• **What the task asks**:
The records follow. Print, word for word, the first line through the "(biaslabel) at (409,18)" line.

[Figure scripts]
□ □ □ □ □
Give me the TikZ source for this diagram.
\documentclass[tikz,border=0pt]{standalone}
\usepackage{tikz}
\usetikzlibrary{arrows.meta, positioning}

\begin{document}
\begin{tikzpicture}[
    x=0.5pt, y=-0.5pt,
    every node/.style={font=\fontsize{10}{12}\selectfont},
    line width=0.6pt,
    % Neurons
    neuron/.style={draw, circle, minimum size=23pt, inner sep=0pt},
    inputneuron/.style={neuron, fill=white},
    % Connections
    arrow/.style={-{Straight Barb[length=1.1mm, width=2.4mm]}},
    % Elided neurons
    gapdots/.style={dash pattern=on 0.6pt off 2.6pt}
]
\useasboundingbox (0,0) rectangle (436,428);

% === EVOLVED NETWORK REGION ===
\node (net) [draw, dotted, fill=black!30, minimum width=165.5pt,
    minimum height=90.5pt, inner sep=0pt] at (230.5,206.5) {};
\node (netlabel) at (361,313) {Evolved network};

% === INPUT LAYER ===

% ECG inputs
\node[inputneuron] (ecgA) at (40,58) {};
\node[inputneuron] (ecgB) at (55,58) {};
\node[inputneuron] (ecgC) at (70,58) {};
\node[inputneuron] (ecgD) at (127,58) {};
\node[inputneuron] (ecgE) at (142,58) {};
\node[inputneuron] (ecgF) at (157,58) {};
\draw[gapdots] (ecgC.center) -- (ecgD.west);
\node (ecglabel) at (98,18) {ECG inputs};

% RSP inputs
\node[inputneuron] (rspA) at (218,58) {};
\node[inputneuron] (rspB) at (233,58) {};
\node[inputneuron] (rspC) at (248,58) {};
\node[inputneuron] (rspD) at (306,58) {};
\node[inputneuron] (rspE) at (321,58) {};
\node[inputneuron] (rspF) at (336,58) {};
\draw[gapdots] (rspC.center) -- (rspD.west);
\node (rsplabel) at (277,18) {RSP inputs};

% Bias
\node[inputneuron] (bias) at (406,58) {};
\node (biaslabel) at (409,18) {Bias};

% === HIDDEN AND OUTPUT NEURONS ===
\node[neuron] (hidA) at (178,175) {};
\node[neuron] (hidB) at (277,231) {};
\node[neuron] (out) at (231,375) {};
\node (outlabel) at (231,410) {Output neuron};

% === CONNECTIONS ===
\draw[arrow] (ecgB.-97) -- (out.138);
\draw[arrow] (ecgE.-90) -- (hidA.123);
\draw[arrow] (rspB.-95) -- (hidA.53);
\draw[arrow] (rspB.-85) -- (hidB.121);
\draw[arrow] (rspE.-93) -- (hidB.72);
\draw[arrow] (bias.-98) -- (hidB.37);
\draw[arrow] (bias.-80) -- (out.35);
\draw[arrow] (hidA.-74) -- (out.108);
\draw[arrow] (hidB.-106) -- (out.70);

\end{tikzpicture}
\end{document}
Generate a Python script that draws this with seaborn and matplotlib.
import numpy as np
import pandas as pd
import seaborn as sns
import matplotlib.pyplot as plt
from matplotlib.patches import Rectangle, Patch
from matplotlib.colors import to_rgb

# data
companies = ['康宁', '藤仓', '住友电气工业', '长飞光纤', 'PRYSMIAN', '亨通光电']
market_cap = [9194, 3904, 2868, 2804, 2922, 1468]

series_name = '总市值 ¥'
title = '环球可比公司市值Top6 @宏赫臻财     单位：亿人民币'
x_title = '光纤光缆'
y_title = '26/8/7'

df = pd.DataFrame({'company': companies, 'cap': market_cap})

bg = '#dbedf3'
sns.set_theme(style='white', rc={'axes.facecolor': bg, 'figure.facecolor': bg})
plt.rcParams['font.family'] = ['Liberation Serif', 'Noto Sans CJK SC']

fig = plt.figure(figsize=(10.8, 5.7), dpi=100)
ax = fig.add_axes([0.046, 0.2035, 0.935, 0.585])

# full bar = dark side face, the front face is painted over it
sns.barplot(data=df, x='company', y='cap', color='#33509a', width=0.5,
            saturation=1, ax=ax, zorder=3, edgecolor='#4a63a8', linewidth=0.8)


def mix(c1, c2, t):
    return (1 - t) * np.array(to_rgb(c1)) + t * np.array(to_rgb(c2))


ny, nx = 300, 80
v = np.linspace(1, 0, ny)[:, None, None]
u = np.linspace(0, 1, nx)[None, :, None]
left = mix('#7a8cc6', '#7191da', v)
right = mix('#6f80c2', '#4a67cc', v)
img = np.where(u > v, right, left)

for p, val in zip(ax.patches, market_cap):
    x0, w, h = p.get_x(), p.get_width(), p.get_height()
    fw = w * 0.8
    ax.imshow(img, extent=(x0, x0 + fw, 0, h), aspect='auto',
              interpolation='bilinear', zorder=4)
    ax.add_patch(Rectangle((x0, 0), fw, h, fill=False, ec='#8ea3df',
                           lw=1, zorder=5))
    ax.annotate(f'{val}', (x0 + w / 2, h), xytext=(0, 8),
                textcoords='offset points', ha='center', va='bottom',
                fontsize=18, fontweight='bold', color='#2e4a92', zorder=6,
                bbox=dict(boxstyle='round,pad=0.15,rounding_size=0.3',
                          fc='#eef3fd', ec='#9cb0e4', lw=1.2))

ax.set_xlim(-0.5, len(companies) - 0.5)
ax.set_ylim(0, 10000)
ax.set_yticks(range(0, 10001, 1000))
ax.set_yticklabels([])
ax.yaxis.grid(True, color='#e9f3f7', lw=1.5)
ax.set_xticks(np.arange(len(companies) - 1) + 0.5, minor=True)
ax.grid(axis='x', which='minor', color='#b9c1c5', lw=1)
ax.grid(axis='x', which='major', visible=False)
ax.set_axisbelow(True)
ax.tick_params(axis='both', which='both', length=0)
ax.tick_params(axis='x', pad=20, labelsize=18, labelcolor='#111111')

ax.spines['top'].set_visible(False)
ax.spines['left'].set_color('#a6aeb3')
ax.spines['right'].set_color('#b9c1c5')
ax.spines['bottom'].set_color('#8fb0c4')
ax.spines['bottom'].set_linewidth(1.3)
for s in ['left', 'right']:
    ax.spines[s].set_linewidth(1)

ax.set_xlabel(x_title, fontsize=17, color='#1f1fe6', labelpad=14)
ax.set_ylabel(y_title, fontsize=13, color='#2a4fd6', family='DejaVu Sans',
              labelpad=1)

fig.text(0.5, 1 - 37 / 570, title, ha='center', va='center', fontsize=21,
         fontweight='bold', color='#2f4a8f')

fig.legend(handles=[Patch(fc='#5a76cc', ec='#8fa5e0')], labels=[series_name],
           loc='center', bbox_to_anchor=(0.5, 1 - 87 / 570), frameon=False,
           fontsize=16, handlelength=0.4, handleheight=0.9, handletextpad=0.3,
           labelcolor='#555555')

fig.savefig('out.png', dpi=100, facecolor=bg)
□ □ □ □ □
• **Solution to this task**:
Give me the TikZ source for this diagram.
\documentclass[tikz,border=0pt]{standalone}
\usepackage{tikz}
\usetikzlibrary{arrows.meta, positioning}

\begin{document}
\begin{tikzpicture}[
    x=0.5pt, y=-0.5pt,
    every node/.style={font=\fontsize{10}{12}\selectfont},
    line width=0.6pt,
    % Neurons
    neuron/.style={draw, circle, minimum size=23pt, inner sep=0pt},
    inputneuron/.style={neuron, fill=white},
    % Connections
    arrow/.style={-{Straight Barb[length=1.1mm, width=2.4mm]}},
    % Elided neurons
    gapdots/.style={dash pattern=on 0.6pt off 2.6pt}
]
\useasboundingbox (0,0) rectangle (436,428);

% === EVOLVED NETWORK REGION ===
\node (net) [draw, dotted, fill=black!30, minimum width=165.5pt,
    minimum height=90.5pt, inner sep=0pt] at (230.5,206.5) {};
\node (netlabel) at (361,313) {Evolved network};

% === INPUT LAYER ===

% ECG inputs
\node[inputneuron] (ecgA) at (40,58) {};
\node[inputneuron] (ecgB) at (55,58) {};
\node[inputneuron] (ecgC) at (70,58) {};
\node[inputneuron] (ecgD) at (127,58) {};
\node[inputneuron] (ecgE) at (142,58) {};
\node[inputneuron] (ecgF) at (157,58) {};
\draw[gapdots] (ecgC.center) -- (ecgD.west);
\node (ecglabel) at (98,18) {ECG inputs};

% RSP inputs
\node[inputneuron] (rspA) at (218,58) {};
\node[inputneuron] (rspB) at (233,58) {};
\node[inputneuron] (rspC) at (248,58) {};
\node[inputneuron] (rspD) at (306,58) {};
\node[inputneuron] (rspE) at (321,58) {};
\node[inputneuron] (rspF) at (336,58) {};
\draw[gapdots] (rspC.center) -- (rspD.west);
\node (rsplabel) at (277,18) {RSP inputs};

% Bias
\node[inputneuron] (bias) at (406,58) {};
\node (biaslabel) at (409,18) {Bias};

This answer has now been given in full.